**Task goal**
Skip every image and restate the data word for word.

==== Data supplied ====

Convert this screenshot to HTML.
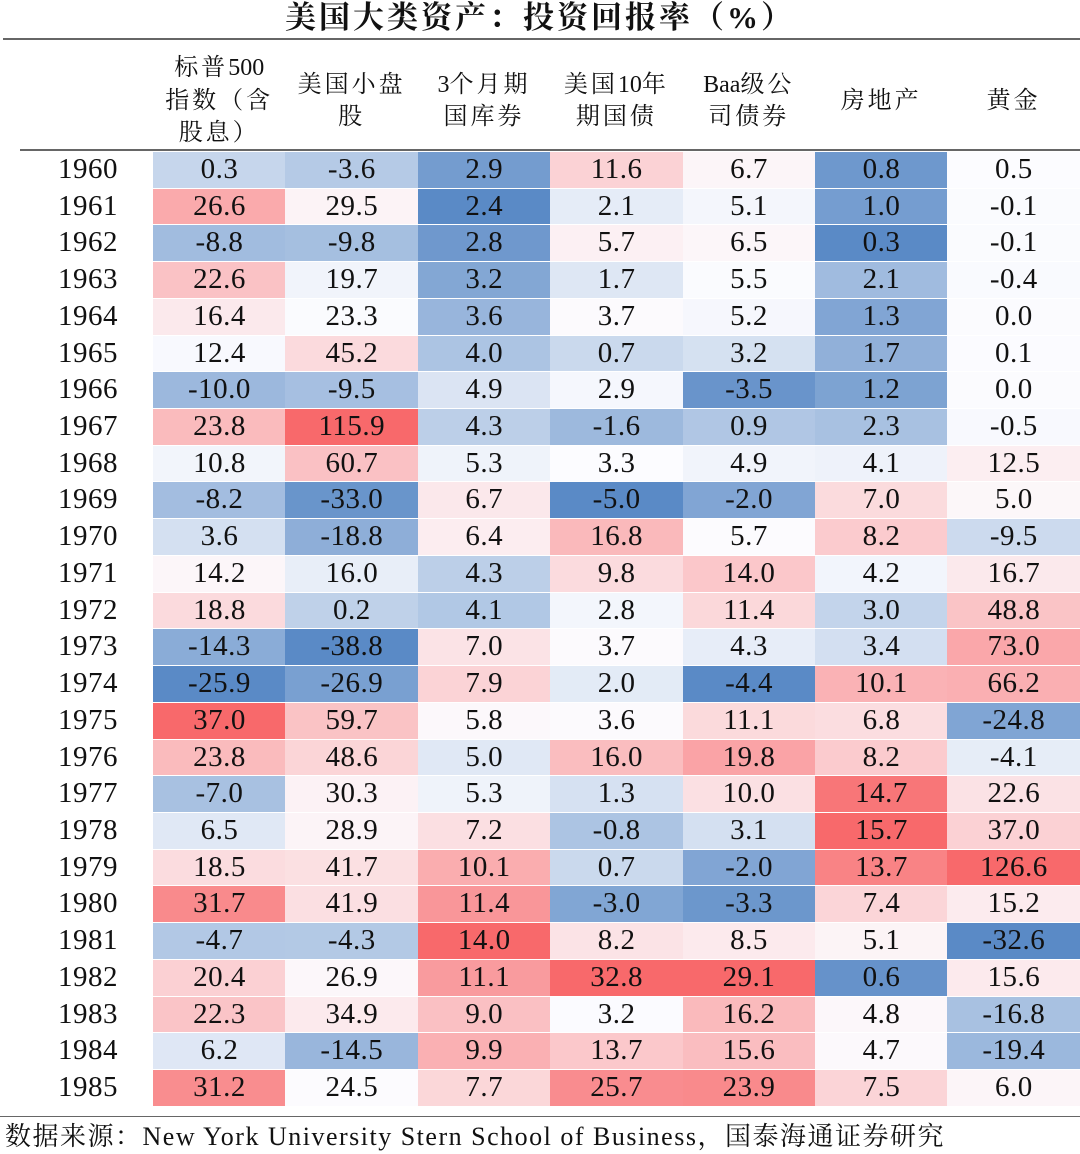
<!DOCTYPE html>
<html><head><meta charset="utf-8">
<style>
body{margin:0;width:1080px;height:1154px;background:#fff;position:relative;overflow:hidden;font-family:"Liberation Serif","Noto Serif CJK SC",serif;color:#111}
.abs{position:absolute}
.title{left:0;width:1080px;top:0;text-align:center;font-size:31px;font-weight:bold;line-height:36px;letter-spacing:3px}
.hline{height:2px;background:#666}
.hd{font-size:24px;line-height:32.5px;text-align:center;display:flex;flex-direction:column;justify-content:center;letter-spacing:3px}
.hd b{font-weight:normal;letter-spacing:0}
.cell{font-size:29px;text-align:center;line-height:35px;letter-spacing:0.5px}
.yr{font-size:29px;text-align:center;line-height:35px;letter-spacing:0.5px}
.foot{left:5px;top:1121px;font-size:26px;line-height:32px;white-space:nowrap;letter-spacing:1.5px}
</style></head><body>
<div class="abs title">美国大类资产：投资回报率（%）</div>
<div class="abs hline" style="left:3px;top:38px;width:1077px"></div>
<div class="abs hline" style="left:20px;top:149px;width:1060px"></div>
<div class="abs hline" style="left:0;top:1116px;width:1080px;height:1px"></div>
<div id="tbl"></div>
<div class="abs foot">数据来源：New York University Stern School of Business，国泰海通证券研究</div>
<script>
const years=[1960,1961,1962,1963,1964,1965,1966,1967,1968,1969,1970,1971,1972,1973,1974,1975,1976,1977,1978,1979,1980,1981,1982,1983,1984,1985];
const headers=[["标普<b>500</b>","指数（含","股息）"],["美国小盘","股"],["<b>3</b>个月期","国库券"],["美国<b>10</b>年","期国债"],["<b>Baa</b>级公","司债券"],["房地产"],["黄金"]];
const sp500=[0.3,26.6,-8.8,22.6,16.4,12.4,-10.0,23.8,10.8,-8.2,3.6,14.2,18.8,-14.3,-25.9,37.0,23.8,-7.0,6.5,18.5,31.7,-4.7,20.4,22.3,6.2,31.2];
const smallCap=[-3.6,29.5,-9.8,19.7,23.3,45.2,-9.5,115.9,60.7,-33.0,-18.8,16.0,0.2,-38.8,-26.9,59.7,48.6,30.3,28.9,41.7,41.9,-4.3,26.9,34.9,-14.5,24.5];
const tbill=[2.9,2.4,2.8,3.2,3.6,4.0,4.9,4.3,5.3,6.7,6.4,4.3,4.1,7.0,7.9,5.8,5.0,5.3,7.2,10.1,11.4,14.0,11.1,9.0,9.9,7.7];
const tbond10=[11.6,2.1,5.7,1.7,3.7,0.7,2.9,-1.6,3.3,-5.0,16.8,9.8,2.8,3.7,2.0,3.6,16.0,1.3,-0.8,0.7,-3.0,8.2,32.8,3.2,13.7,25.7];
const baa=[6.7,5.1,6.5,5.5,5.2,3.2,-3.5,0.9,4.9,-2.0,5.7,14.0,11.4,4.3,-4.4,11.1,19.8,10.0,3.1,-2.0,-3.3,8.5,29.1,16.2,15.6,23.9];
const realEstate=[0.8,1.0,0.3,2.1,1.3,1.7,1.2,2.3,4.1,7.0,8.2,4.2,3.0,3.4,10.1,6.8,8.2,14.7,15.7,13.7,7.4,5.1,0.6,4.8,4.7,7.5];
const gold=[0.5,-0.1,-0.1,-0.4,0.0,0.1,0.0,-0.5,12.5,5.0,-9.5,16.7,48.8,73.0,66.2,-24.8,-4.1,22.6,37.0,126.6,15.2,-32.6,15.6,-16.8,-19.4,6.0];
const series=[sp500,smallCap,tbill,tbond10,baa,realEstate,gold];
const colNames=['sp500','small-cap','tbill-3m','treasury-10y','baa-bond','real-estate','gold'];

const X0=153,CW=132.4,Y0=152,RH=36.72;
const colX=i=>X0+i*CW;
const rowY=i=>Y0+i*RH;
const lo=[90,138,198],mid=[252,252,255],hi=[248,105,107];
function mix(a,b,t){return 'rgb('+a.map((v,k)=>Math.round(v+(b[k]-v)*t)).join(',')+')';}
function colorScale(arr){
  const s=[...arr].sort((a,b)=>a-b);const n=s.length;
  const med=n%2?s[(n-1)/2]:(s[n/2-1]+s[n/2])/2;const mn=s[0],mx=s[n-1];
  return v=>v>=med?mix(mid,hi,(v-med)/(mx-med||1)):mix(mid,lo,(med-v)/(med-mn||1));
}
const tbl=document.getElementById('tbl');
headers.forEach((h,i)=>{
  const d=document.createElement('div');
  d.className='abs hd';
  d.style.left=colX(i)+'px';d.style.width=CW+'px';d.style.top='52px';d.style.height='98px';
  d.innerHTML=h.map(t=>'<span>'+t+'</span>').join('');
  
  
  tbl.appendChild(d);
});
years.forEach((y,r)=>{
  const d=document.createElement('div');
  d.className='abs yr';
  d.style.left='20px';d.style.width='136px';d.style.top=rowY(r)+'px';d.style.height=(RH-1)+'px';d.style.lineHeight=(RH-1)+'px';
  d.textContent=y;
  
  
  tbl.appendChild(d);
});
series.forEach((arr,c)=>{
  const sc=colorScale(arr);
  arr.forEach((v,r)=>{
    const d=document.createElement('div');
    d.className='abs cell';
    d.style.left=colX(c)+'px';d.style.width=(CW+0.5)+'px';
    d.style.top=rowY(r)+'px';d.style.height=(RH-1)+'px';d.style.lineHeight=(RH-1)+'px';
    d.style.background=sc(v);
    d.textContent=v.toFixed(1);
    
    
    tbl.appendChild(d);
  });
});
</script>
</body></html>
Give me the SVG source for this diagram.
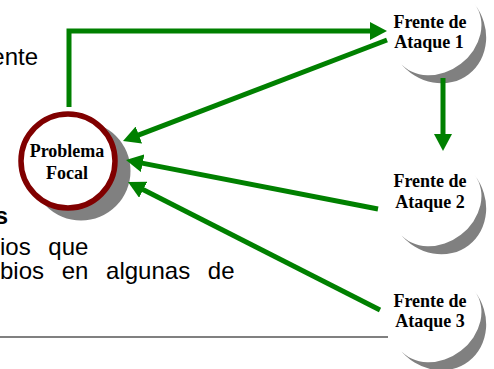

====

**Reply to the exercise**
Convert this screenshot to HTML.
<!DOCTYPE html>
<html><head><meta charset="utf-8">
<style>
body{margin:0;width:1080px;height:1154px;background:#fff;position:relative;overflow:hidden;font-family:"Liberation Serif","Noto Serif CJK SC",serif;color:#111}
.abs{position:absolute}
.title{left:0;width:1080px;top:0;text-align:center;font-size:31px;font-weight:bold;line-height:36px;letter-spacing:3px}
.hline{height:2px;background:#666}
.hd{font-size:24px;line-height:32.5px;text-align:center;display:flex;flex-direction:column;justify-content:center;letter-spacing:3px}
.hd b{font-weight:normal;letter-spacing:0}
.cell{font-size:29px;text-align:center;line-height:35px;letter-spacing:0.5px}
.yr{font-size:29px;text-align:center;line-height:35px;letter-spacing:0.5px}
.foot{left:5px;top:1121px;font-size:26px;line-height:32px;white-space:nowrap;letter-spacing:1.5px}
</style></head><body>
<div class="abs title">美国大类资产：投资回报率（%）</div>
<div class="abs hline" style="left:3px;top:38px;width:1077px"></div>
<div class="abs hline" style="left:20px;top:149px;width:1060px"></div>
<div class="abs hline" style="left:0;top:1116px;width:1080px;height:1px"></div>
<div id="tbl"></div>
<div class="abs foot">数据来源：New York University Stern School of Business，国泰海通证券研究</div>
<script>
const years=[1960,1961,1962,1963,1964,1965,1966,1967,1968,1969,1970,1971,1972,1973,1974,1975,1976,1977,1978,1979,1980,1981,1982,1983,1984,1985];
const headers=[["标普<b>500</b>","指数（含","股息）"],["美国小盘","股"],["<b>3</b>个月期","国库券"],["美国<b>10</b>年","期国债"],["<b>Baa</b>级公","司债券"],["房地产"],["黄金"]];
const sp500=[0.3,26.6,-8.8,22.6,16.4,12.4,-10.0,23.8,10.8,-8.2,3.6,14.2,18.8,-14.3,-25.9,37.0,23.8,-7.0,6.5,18.5,31.7,-4.7,20.4,22.3,6.2,31.2];
const smallCap=[-3.6,29.5,-9.8,19.7,23.3,45.2,-9.5,115.9,60.7,-33.0,-18.8,16.0,0.2,-38.8,-26.9,59.7,48.6,30.3,28.9,41.7,41.9,-4.3,26.9,34.9,-14.5,24.5];
const tbill=[2.9,2.4,2.8,3.2,3.6,4.0,4.9,4.3,5.3,6.7,6.4,4.3,4.1,7.0,7.9,5.8,5.0,5.3,7.2,10.1,11.4,14.0,11.1,9.0,9.9,7.7];
const tbond10=[11.6,2.1,5.7,1.7,3.7,0.7,2.9,-1.6,3.3,-5.0,16.8,9.8,2.8,3.7,2.0,3.6,16.0,1.3,-0.8,0.7,-3.0,8.2,32.8,3.2,13.7,25.7];
const baa=[6.7,5.1,6.5,5.5,5.2,3.2,-3.5,0.9,4.9,-2.0,5.7,14.0,11.4,4.3,-4.4,11.1,19.8,10.0,3.1,-2.0,-3.3,8.5,29.1,16.2,15.6,23.9];
const realEstate=[0.8,1.0,0.3,2.1,1.3,1.7,1.2,2.3,4.1,7.0,8.2,4.2,3.0,3.4,10.1,6.8,8.2,14.7,15.7,13.7,7.4,5.1,0.6,4.8,4.7,7.5];
const gold=[0.5,-0.1,-0.1,-0.4,0.0,0.1,0.0,-0.5,12.5,5.0,-9.5,16.7,48.8,73.0,66.2,-24.8,-4.1,22.6,37.0,126.6,15.2,-32.6,15.6,-16.8,-19.4,6.0];
const series=[sp500,smallCap,tbill,tbond10,baa,realEstate,gold];
const colNames=['sp500','small-cap','tbill-3m','treasury-10y','baa-bond','real-estate','gold'];

const X0=153,CW=132.4,Y0=152,RH=36.72;
const colX=i=>X0+i*CW;
const rowY=i=>Y0+i*RH;
const lo=[90,138,198],mid=[252,252,255],hi=[248,105,107];
function mix(a,b,t){return 'rgb('+a.map((v,k)=>Math.round(v+(b[k]-v)*t)).join(',')+')';}
function colorScale(arr){
  const s=[...arr].sort((a,b)=>a-b);const n=s.length;
  const med=n%2?s[(n-1)/2]:(s[n/2-1]+s[n/2])/2;const mn=s[0],mx=s[n-1];
  return v=>v>=med?mix(mid,hi,(v-med)/(mx-med||1)):mix(mid,lo,(med-v)/(med-mn||1));
}
const tbl=document.getElementById('tbl');
headers.forEach((h,i)=>{
  const d=document.createElement('div');
  d.className='abs hd';
  d.style.left=colX(i)+'px';d.style.width=CW+'px';d.style.top='52px';d.style.height='98px';
  d.innerHTML=h.map(t=>'<span>'+t+'</span>').join('');
  
  
  tbl.appendChild(d);
});
years.forEach((y,r)=>{
  const d=document.createElement('div');
  d.className='abs yr';
  d.style.left='20px';d.style.width='136px';d.style.top=rowY(r)+'px';d.style.height=(RH-1)+'px';d.style.lineHeight=(RH-1)+'px';
  d.textContent=y;
  
  
  tbl.appendChild(d);
});
series.forEach((arr,c)=>{
  const sc=colorScale(arr);
  arr.forEach((v,r)=>{
    const d=document.createElement('div');
    d.className='abs cell';
    d.style.left=colX(c)+'px';d.style.width=(CW+0.5)+'px';
    d.style.top=rowY(r)+'px';d.style.height=(RH-1)+'px';d.style.lineHeight=(RH-1)+'px';
    d.style.background=sc(v);
    d.textContent=v.toFixed(1);
    
    
    tbl.appendChild(d);
  });
});
</script>
</body></html>
Give me the SVG source for this diagram.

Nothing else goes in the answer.